REQUIRED WORK: Produce an exact transcription of the listing below, omitting the pictures.

Start SUPPLIED DATA

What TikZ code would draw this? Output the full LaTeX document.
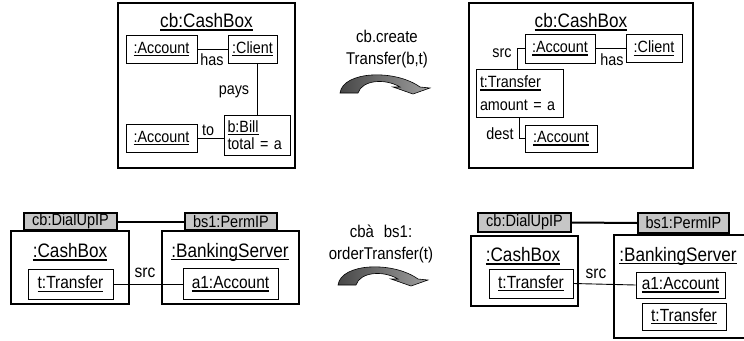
\documentclass[tikz,border=0pt]{standalone}
\usepackage{fontspec}
\setmainfont{Liberation Sans}[FakeStretch=0.88]
\newcommand\uln[1]{\setbox0\hbox{#1}\rlap{\vrule width\wd0 height -1.7pt depth 3.1pt}\box0}
\newcommand\fTitle{\fontsize{19.5}{22}\selectfont}
\newcommand\fTop{\fontsize{16.3}{17.5}\selectfont}
\newcommand\fBot{\fontsize{17.6}{20}\selectfont}
\newcommand\fGray{\fontsize{16.5}{18}\selectfont}
\newcommand\fArr{\fontsize{17}{22}\selectfont}
\tikzset{
  frame/.style={draw, line width=2.2pt, inner sep=0pt, minimum width=#1},
  objbox/.style={draw, line width=0.9pt, inner sep=0pt},
  ipbox/.style={draw, line width=2pt, fill=gray!45, inner sep=0pt, font=\fGray},
  lbl/.style={inner sep=0pt},
  conn/.style={line width=0.9pt},
  ipconn/.style={line width=2pt},
  curvarr/.pic={
    \shade[left color=black!72, right color=black!38, draw=black, line width=0.6pt]
      (0,0) .. controls (3,-22) and (55,-24) .. (80,-6)
      -- (90,-5) -- (73,1) -- (53,-6) -- (60,-6)
      .. controls (45,-15) and (22,-13) .. (18,0) -- cycle;
  }
}
\begin{document}
\begin{tikzpicture}[x=1pt,y=-1pt]
\useasboundingbox (0,0) rectangle (744,340);
\clip (0,0) rectangle (744,340);

% ---------- top left ----------
\node[frame=177, minimum height=165] (frameA) at (206.5,85.5) {};
\node[lbl, font=\fTitle] (titleA) at (206.5,22) {\uln{cb:CashBox}};
\node[objbox, font=\fTop, minimum width=71, minimum height=28] (accA1) at (161.5,49) {\uln{:Account}};
\node[objbox, font=\fTop, minimum width=49, minimum height=28] (cliA) at (252.5,49) {\uln{:Client}};
\node[objbox, font=\fTop, minimum width=71, minimum height=28] (accA2) at (161.5,138) {\uln{:Account}};
\node[objbox, font=\fTop, minimum width=66, minimum height=40, align=left, text width=59] (billA) at (257,135) {\fTop\uln{b:Bill}\\ total = a};
\draw[conn] (accA1.east) -- (cliA.west);
\draw[conn] (billA.north |- cliA.south) -- (billA.north);
\draw[conn] (accA2.east) -- (accA2.east -| billA.west);
\node[lbl, font=\fTop] (hasA) at (212,60) {has};
\node[lbl, font=\fTop] (paysA) at (234,92) {pays};
\node[lbl, font=\fTop] (toA) at (208,130) {to};

% ---------- top middle ----------
\node[lbl, font=\fArr, align=center] (opA) at (387,49) {cb.create\\Transfer(b,t)};
\pic at (340,93) {curvarr};

% ---------- top right ----------
\node[frame=224, minimum height=165] (frameB) at (581,85.5) {};
\node[lbl, font=\fTitle] (titleB) at (581,22) {\uln{cb:CashBox}};
\node[objbox, font=\fTop, minimum width=70, minimum height=29] (accB1) at (560,48.5) {\uln{:Account}};
\node[objbox, font=\fTop, minimum width=56, minimum height=28] (cliB) at (654,48.5) {\uln{:Client}};
\node[objbox, font=\fTop, minimum width=87, minimum height=48, align=left, text width=79] (trB) at (519.5,93) {\fTop\uln{t:Transfer}\\[5pt] amount = a};
\node[objbox, font=\fTop, minimum width=72, minimum height=27] (accB2) at (561,138.5) {\uln{:Account}};
\draw[conn] (accB1.east) -- (cliB.west);
\draw[conn] (accB1.west) -| ([xshift=-2pt]trB.north);
\draw[conn] (trB.south) |- (accB2.west);
\node[lbl, font=\fTop] (hasB) at (612,60) {has};
\node[lbl, font=\fTop] (srcB) at (502,53) {src};
\node[lbl, font=\fTop] (destB) at (500,134) {dest};

% ---------- bottom left ----------
\node[frame=118, minimum height=73] (cbL) at (70,267.5) {};
\node[ipbox, minimum width=93, minimum height=17] (ipL1) at (70.5,221.5) {cb:DialUpIP};
\node[lbl, font=\fTitle] (tcbL) at (70,252) {\uln{:CashBox}};
\node[objbox, font=\fBot, minimum width=85, minimum height=30] (trL) at (70.5,284) {\uln{t:Transfer}};
\node[frame=137, minimum height=73] (bsL) at (230.5,267.5) {};
\node[ipbox, minimum width=92, minimum height=17] (ipL2) at (231,221.5) {bs1:PermIP};
\node[lbl, font=\fTitle] (tbsL) at (230,252) {\uln{:BankingServer}};
\node[objbox, font=\fBot, minimum width=95, minimum height=31] (accL) at (230.5,284) {\uln{a1:Account}};
\draw[ipconn] (ipL1.east) -- (ipL2.west);
\draw[conn] (trL.east) -- (accL.west);
\node[lbl, font=\fBot] (srcL) at (145,273) {src};

% ---------- bottom middle ----------
\node[lbl, font=\fArr, align=center] (opB) at (381,244) {cbà\hspace{10pt}bs1:\\orderTransfer(t)};
\pic at (338,285) {curvarr};

% ---------- bottom right ----------
\node[frame=107, minimum height=70] (cbR) at (524.5,271) {};
\node[ipbox, minimum width=93, minimum height=19] (ipR1) at (524.5,222.5) {cb:DialUpIP};
\node[lbl, font=\fTitle] (tcbR) at (523,256) {\uln{:CashBox}};
\node[objbox, font=\fBot, minimum width=84, minimum height=29] (trR) at (531,283.5) {\uln{t:Transfer}};
\node[frame=150, minimum height=103] (bsR) at (689,286.5) {};
\node[ipbox, minimum width=91, minimum height=20] (ipR2) at (683.5,223) {bs1:PermIP};
\node[lbl, font=\fTitle] (tbsR) at (678,256) {\uln{:BankingServer}};
\node[objbox, font=\fBot, minimum width=89, minimum height=26] (accR) at (680.5,285) {\uln{a1:Account}};
\node[objbox, font=\fBot, minimum width=84, minimum height=27] (trR2) at (684,316.5) {\uln{t:Transfer}};
\draw[ipconn] (ipR1.east) -- (ipR2.west);
\draw[conn] (trR.east) -- (accR.west);
\node[lbl, font=\fBot] (srcR) at (596,274) {src};
\end{tikzpicture}
\end{document}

End SUPPLIED DATA

THE RESULT:
What TikZ code would draw this? Output the full LaTeX document.
\documentclass[tikz,border=0pt]{standalone}
\usepackage{fontspec}
\setmainfont{Liberation Sans}[FakeStretch=0.88]
\newcommand\uln[1]{\setbox0\hbox{#1}\rlap{\vrule width\wd0 height -1.7pt depth 3.1pt}\box0}
\newcommand\fTitle{\fontsize{19.5}{22}\selectfont}
\newcommand\fTop{\fontsize{16.3}{17.5}\selectfont}
\newcommand\fBot{\fontsize{17.6}{20}\selectfont}
\newcommand\fGray{\fontsize{16.5}{18}\selectfont}
\newcommand\fArr{\fontsize{17}{22}\selectfont}
\tikzset{
  frame/.style={draw, line width=2.2pt, inner sep=0pt, minimum width=#1},
  objbox/.style={draw, line width=0.9pt, inner sep=0pt},
  ipbox/.style={draw, line width=2pt, fill=gray!45, inner sep=0pt, font=\fGray},
  lbl/.style={inner sep=0pt},
  conn/.style={line width=0.9pt},
  ipconn/.style={line width=2pt},
  curvarr/.pic={
    \shade[left color=black!72, right color=black!38, draw=black, line width=0.6pt]
      (0,0) .. controls (3,-22) and (55,-24) .. (80,-6)
      -- (90,-5) -- (73,1) -- (53,-6) -- (60,-6)
      .. controls (45,-15) and (22,-13) .. (18,0) -- cycle;
  }
}
\begin{document}
\begin{tikzpicture}[x=1pt,y=-1pt]
\useasboundingbox (0,0) rectangle (744,340);
\clip (0,0) rectangle (744,340);

% ---------- top left ----------
\node[frame=177, minimum height=165] (frameA) at (206.5,85.5) {};
\node[lbl, font=\fTitle] (titleA) at (206.5,22) {\uln{cb:CashBox}};
\node[objbox, font=\fTop, minimum width=71, minimum height=28] (accA1) at (161.5,49) {\uln{:Account}};
\node[objbox, font=\fTop, minimum width=49, minimum height=28] (cliA) at (252.5,49) {\uln{:Client}};
\node[objbox, font=\fTop, minimum width=71, minimum height=28] (accA2) at (161.5,138) {\uln{:Account}};
\node[objbox, font=\fTop, minimum width=66, minimum height=40, align=left, text width=59] (billA) at (257,135) {\fTop\uln{b:Bill}\\ total = a};
\draw[conn] (accA1.east) -- (cliA.west);
\draw[conn] (billA.north |- cliA.south) -- (billA.north);
\draw[conn] (accA2.east) -- (accA2.east -| billA.west);
\node[lbl, font=\fTop] (hasA) at (212,60) {has};
\node[lbl, font=\fTop] (paysA) at (234,92) {pays};
\node[lbl, font=\fTop] (toA) at (208,130) {to};

% ---------- top middle ----------
\node[lbl, font=\fArr, align=center] (opA) at (387,49) {cb.create\\Transfer(b,t)};
\pic at (340,93) {curvarr};

% ---------- top right ----------
\node[frame=224, minimum height=165] (frameB) at (581,85.5) {};
\node[lbl, font=\fTitle] (titleB) at (581,22) {\uln{cb:CashBox}};
\node[objbox, font=\fTop, minimum width=70, minimum height=29] (accB1) at (560,48.5) {\uln{:Account}};
\node[objbox, font=\fTop, minimum width=56, minimum height=28] (cliB) at (654,48.5) {\uln{:Client}};
\node[objbox, font=\fTop, minimum width=87, minimum height=48, align=left, text width=79] (trB) at (519.5,93) {\fTop\uln{t:Transfer}\\[5pt] amount = a};
\node[objbox, font=\fTop, minimum width=72, minimum height=27] (accB2) at (561,138.5) {\uln{:Account}};
\draw[conn] (accB1.east) -- (cliB.west);
\draw[conn] (accB1.west) -| ([xshift=-2pt]trB.north);
\draw[conn] (trB.south) |- (accB2.west);
\node[lbl, font=\fTop] (hasB) at (612,60) {has};
\node[lbl, font=\fTop] (srcB) at (502,53) {src};
\node[lbl, font=\fTop] (destB) at (500,134) {dest};

% ---------- bottom left ----------
\node[frame=118, minimum height=73] (cbL) at (70,267.5) {};
\node[ipbox, minimum width=93, minimum height=17] (ipL1) at (70.5,221.5) {cb:DialUpIP};
\node[lbl, font=\fTitle] (tcbL) at (70,252) {\uln{:CashBox}};
\node[objbox, font=\fBot, minimum width=85, minimum height=30] (trL) at (70.5,284) {\uln{t:Transfer}};
\node[frame=137, minimum height=73] (bsL) at (230.5,267.5) {};
\node[ipbox, minimum width=92, minimum height=17] (ipL2) at (231,221.5) {bs1:PermIP};
\node[lbl, font=\fTitle] (tbsL) at (230,252) {\uln{:BankingServer}};
\node[objbox, font=\fBot, minimum width=95, minimum height=31] (accL) at (230.5,284) {\uln{a1:Account}};
\draw[ipconn] (ipL1.east) -- (ipL2.west);
\draw[conn] (trL.east) -- (accL.west);
\node[lbl, font=\fBot] (srcL) at (145,273) {src};

% ---------- bottom middle ----------
\node[lbl, font=\fArr, align=center] (opB) at (381,244) {cbà\hspace{10pt}bs1:\\orderTransfer(t)};
\pic at (338,285) {curvarr};

% ---------- bottom right ----------
\node[frame=107, minimum height=70] (cbR) at (524.5,271) {};
\node[ipbox, minimum width=93, minimum height=19] (ipR1) at (524.5,222.5) {cb:DialUpIP};
\node[lbl, font=\fTitle] (tcbR) at (523,256) {\uln{:CashBox}};
\node[objbox, font=\fBot, minimum width=84, minimum height=29] (trR) at (531,283.5) {\uln{t:Transfer}};
\node[frame=150, minimum height=103] (bsR) at (689,286.5) {};
\node[ipbox, minimum width=91, minimum height=20] (ipR2) at (683.5,223) {bs1:PermIP};
\node[lbl, font=\fTitle] (tbsR) at (678,256) {\uln{:BankingServer}};
\node[objbox, font=\fBot, minimum width=89, minimum height=26] (accR) at (680.5,285) {\uln{a1:Account}};
\node[objbox, font=\fBot, minimum width=84, minimum height=27] (trR2) at (684,316.5) {\uln{t:Transfer}};
\draw[ipconn] (ipR1.east) -- (ipR2.west);
\draw[conn] (trR.east) -- (accR.west);
\node[lbl, font=\fBot] (srcR) at (596,274) {src};
\end{tikzpicture}
\end{document}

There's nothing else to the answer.